Tuesday, February 25, 2014


We had our biggest snowfall of the season last week, and while it wasn't all that much (maybe 12 inches) it brought our snow depth up to a level we haven't seen since 1982. This winter has been unlike others in that the temperature has stayed low enough to prevent the usual gradual melts that keep the snow cover in check. Each snowfall has added to the last and now we're up around two feet of the stuff.

I know for other parts of the country that's not so much, but winter is somewhat subjective. Thirty two years between mounds of snow like this are almost enough to erase it from the collective memory. Almost.

Anyway, with the forecast for continued cold (and I mean sub-zero lows cold) cabin fever is pounding at the door. To do something--anything--constructive is to hold the madness off for a while. So I decided to go dig out my observing platform.

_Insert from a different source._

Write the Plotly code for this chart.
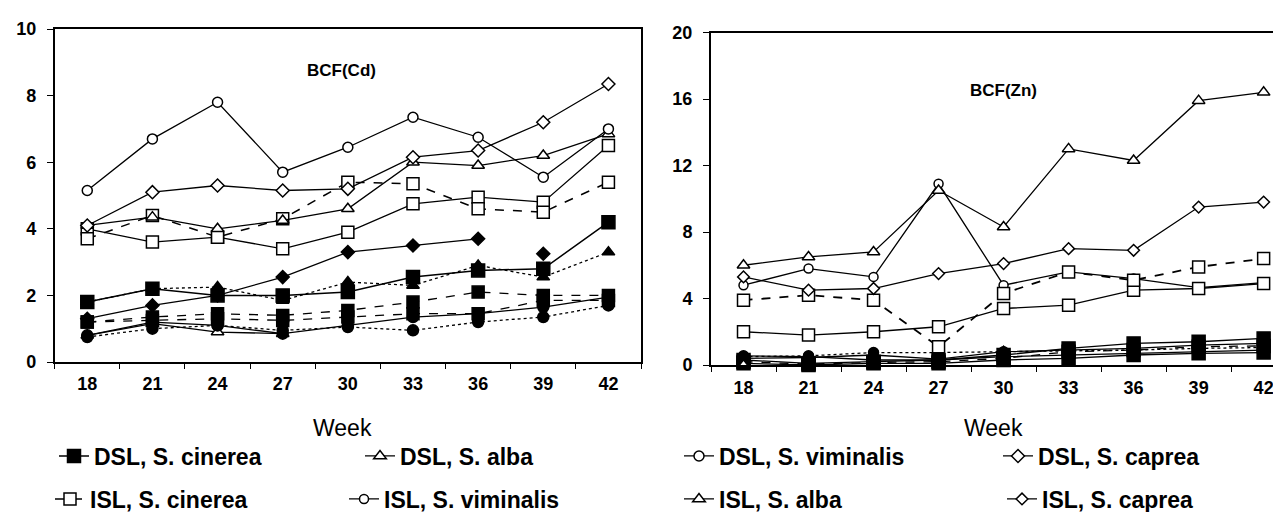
import plotly.graph_objects as go

weeks = ["18", "21", "24", "27", "30", "33", "36", "39", "42"]

# ---- BCF(Cd) panel ----
cd_dsl_viminalis = [5.15, 6.7, 7.8, 5.7, 6.45, 7.35, 6.75, 5.55, 7.0]
cd_dsl_caprea = [4.1, 5.1, 5.3, 5.15, 5.2, 6.15, 6.35, 7.2, 8.35]
cd_dsl_alba = [4.1, 4.35, 4.0, 4.25, 4.6, 6.0, 5.9, 6.2, 6.85]
cd_isl_cinerea = [3.7, 4.4, 3.75, 4.3, 5.4, 5.35, 4.6, 4.5, 5.4]
cd_open_sq_solid = [4.0, 3.6, 3.75, 3.4, 3.9, 4.75, 4.95, 4.8, 6.5]
cd_dsl_cinerea = [1.8, 2.2, 2.0, 2.0, 2.1, 2.55, 2.75, 2.8, 4.2]
cd_filled_diamond = [1.3, 1.7, 2.0, 2.55, 3.3, 3.5, 3.7, None, None]
cd_filled_diamond_b = [None, None, None, None, None, None, None, 3.25, None]
cd_filled_tri_dot = [1.8, 2.2, 2.25, 1.85, 2.4, 2.3, 2.9, 2.55, 3.3]
cd_filled_sq_dash1 = [1.2, 1.35, 1.45, 1.4, 1.55, 1.8, 2.1, 2.0, 2.0]
cd_filled_sq_dash2 = [1.2, 1.25, 1.3, 1.25, 1.35, 1.45, 1.45, 1.85, 1.85]
cd_filled_circ_solid = [0.8, 1.2, 1.1, 0.85, 1.1, 1.35, 1.45, 1.65, 1.95]
cd_filled_circ_dot = [0.75, 1.0, 1.1, 0.95, 1.05, 0.95, 1.2, 1.35, 1.7]
cd_open_tri_low = [0.8, 1.15, 0.9, 0.85, None, None, None, None, None]

# ---- BCF(Zn) panel ----
zn_isl_alba = [6.0, 6.5, 6.8, 10.5, 8.3, 13.0, 12.3, 15.9, 16.4]
zn_isl_viminalis = [4.8, 5.8, 5.3, 10.9, 4.8, 5.6, 5.2, 4.65, 4.95]
zn_isl_caprea = [5.3, 4.5, 4.6, 5.5, 6.1, 7.0, 6.9, 9.5, 9.8]
zn_open_sq_dash = [3.9, 4.2, 3.9, 1.1, 4.3, 5.6, 5.1, 5.9, 6.4]
zn_open_sq_solid = [2.0, 1.8, 2.0, 2.3, 3.4, 3.6, 4.5, 4.6, 4.9]
zn_filled_circ_dot = [0.5, 0.55, 0.75, 0.75, 0.8, 0.85, 0.9, 1.0, 1.05]
zn_filled_circ = [0.55, 0.5, 0.3, 0.3, 0.5, 0.6, 0.7, 0.8, 0.9]
zn_filled_tri = [0.4, 0.45, 0.6, 0.35, 0.8, 0.9, 1.0, 1.2, 1.3]
zn_filled_sq_1 = [0.3, 0.1, 0.2, 0.3, 0.6, 1.0, 1.3, 1.4, 1.6]
zn_filled_sq_2 = [0.2, 0.05, 0.15, 0.2, 0.4, 0.8, 0.9, 1.1, 1.15]
zn_filled_sq_3 = [0.1, 0.0, 0.1, 0.1, 0.3, 0.4, 0.6, 0.7, 0.75]
zn_open_tri_low = [0.05, None, None, None, None, None, None, None, None]

W, H = 1281, 512
FONT = "Arial, Liberation Sans, sans-serif"

# legend slots: (legend id, text start px, row centre px)
legend_slots = {
    "legend": (94, 456), "legend2": (400, 456), "legend3": (719, 456), "legend4": (1038, 456),
    "legend5": (90, 499), "legend6": (384, 499), "legend7": (719, 499), "legend8": (1042, 499),
}

fig = go.Figure()


def add(y, xa, ya, symbol, filled, dash="solid", size=10, lw=1.3, name=None,
        legend=None, mode="lines+markers"):
    marker = dict(symbol=symbol, size=size,
                  color="black" if filled else "white",
                  line=dict(color="black", width=1.5))
    kw = {}
    if name is None:
        kw["showlegend"] = False
    else:
        kw.update(name=name, showlegend=True, legend=legend)
    fig.add_trace(go.Scatter(x=weeks, y=y, xaxis=xa, yaxis=ya, mode=mode,
                             line=dict(color="black", width=lw, dash=dash),
                             marker=marker, connectgaps=False,
                             cliponaxis=False, **kw))


# Cd panel traces
add(cd_open_tri_low, "x", "y", "triangle-up", False, "solid", 11)
add(cd_filled_circ_dot, "x", "y", "circle", True, "dot", 11)
add(cd_filled_circ_solid, "x", "y", "circle", True, "solid", 11)
add(cd_filled_sq_dash2, "x", "y", "square", True, "dash", 12)
add(cd_filled_sq_dash1, "x", "y", "square", True, "dash", 12)
add(cd_filled_tri_dot, "x", "y", "triangle-up", True, "dot", 11)
add(cd_filled_diamond, "x", "y", "diamond", True, "solid", 10)
add(cd_filled_diamond_b, "x", "y", "diamond", True, "solid", 10, mode="markers")
add(cd_dsl_cinerea, "x", "y", "square", True, "solid", 13, 1.5,
    name="DSL, S. cinerea", legend="legend")
add(cd_open_sq_solid, "x", "y", "square", False, "solid", 12)
add(cd_isl_cinerea, "x", "y", "square", False, "dash", 12, 1.5,
    name="ISL, S. cinerea", legend="legend5")
add(cd_dsl_alba, "x", "y", "triangle-up", False, "solid", 11,
    name="DSL, S. alba", legend="legend2")
add(cd_dsl_caprea, "x", "y", "diamond", False, "solid", 10,
    name="DSL, S. caprea", legend="legend4")
add(cd_dsl_viminalis, "x", "y", "circle", False, "solid", 10,
    name="DSL, S. viminalis", legend="legend3")

# Zn panel traces
add(zn_isl_viminalis, "x2", "y2", "circle", False, "solid", 9,
    name="ISL, S. viminalis", legend="legend6")
add(zn_filled_circ_dot, "x2", "y2", "circle", True, "dot", 10)
add(zn_filled_circ, "x2", "y2", "circle", True, "solid", 10)
add(zn_filled_tri, "x2", "y2", "triangle-up", True, "solid", 11)
add(zn_filled_sq_3, "x2", "y2", "square", True, "solid", 13)
add(zn_filled_sq_2, "x2", "y2", "square", True, "dash", 13)
add(zn_filled_sq_1, "x2", "y2", "square", True, "solid", 13)
add(zn_open_tri_low, "x2", "y2", "triangle-up", False, "solid", 9, mode="markers")
add(zn_open_sq_solid, "x2", "y2", "square", False, "solid", 12)
add(zn_open_sq_dash, "x2", "y2", "square", False, "dash", 12, 1.8)
add(zn_isl_caprea, "x2", "y2", "diamond", False, "solid", 9,
    name="ISL, S. caprea", legend="legend8")
add(zn_isl_alba, "x2", "y2", "triangle-up", False, "solid", 11,
    name="ISL, S. alba", legend="legend7")

tickfont = dict(family=FONT, size=18, color="black", weight="bold")

xcommon = dict(type="category", tickson="boundaries", ticks="outside",
               ticklen=5, tickcolor="black", showgrid=False, zeroline=False,
               showline=True, linecolor="black", tickfont=tickfont,
               ticklabelstandoff=5, automargin=False)
ycommon = dict(ticks="outside", ticklen=6, tickcolor="black", showgrid=False,
               zeroline=False, showline=True, linecolor="black",
               tickfont=tickfont, ticklabelstandoff=7, automargin=False)


def note(text, px, py, size, bold):
    f = dict(family=FONT, size=size, color="black")
    if bold:
        f["weight"] = "bold"
    return dict(text=text, x=px / W, y=(H - py) / H, xref="paper", yref="paper",
                xanchor="center", yanchor="middle", showarrow=False, font=f)


layout = dict(
    width=W, height=H,
    margin=dict(l=0, r=0, t=0, b=0, autoexpand=False),
    paper_bgcolor="white", plot_bgcolor="white",
    font=dict(family=FONT, color="black"),
    xaxis=dict(domain=[46.7 / W, 633 / W], range=[-0.5, 8.5], anchor="y",
               mirror=True, linewidth=1.5, **xcommon),
    yaxis=dict(domain=[(H - 354) / H, (H - 21) / H], range=[0, 10], dtick=2,
               anchor="x", mirror=True, linewidth=1.5, **ycommon),
    xaxis2=dict(domain=[703 / W, 1.0], range=[-0.5, 8.39], anchor="y2",
                mirror=True, linewidth=2, **xcommon),
    yaxis2=dict(domain=[(H - 357) / H, (H - 24.5) / H], range=[0, 20], dtick=4,
                anchor="x2", linewidth=2, **ycommon),
    annotations=[
        note("BCF(Cd)", 333, 62, 17, True),
        note("BCF(Zn)", 995, 82, 17, True),
        note("Week", 334, 420, 23, False),
        note("Week", 985, 420, 23, False),
    ],
)
for lid, (tx, ty) in legend_slots.items():
    layout[lid] = dict(orientation="h", x=(tx - 48) / W, xanchor="left",
                       y=(H - ty + 8) / H, yanchor="middle",
                       font=dict(family=FONT, size=23, weight="bold"),
                       bgcolor="rgba(0,0,0,0)", borderwidth=0)

fig.update_layout(**layout)
fig.write_html("out.html")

The Pristine Winter Wonderland/Wasteland
80 cubic feet of snow and ice later
The yard stick does not lie.

The depth was 26" on one side and 24 on another, with the average as you see it above.

This was completely futile, of course. March, only days away, is our snowiest month on average. But it was nice to see the wood planking again, and maybe--just maybe--the Sun will do some work and melt it clear before the next snowfall.

I did manage to do some astronomy evangelizing the week before last. I volunteered to make an astrophotography presentation to three photography classes at Richfield High School. It was fun, and doing some show-and-tell gave me an excuse to get out my neglected cameras, now three months into their winter exile.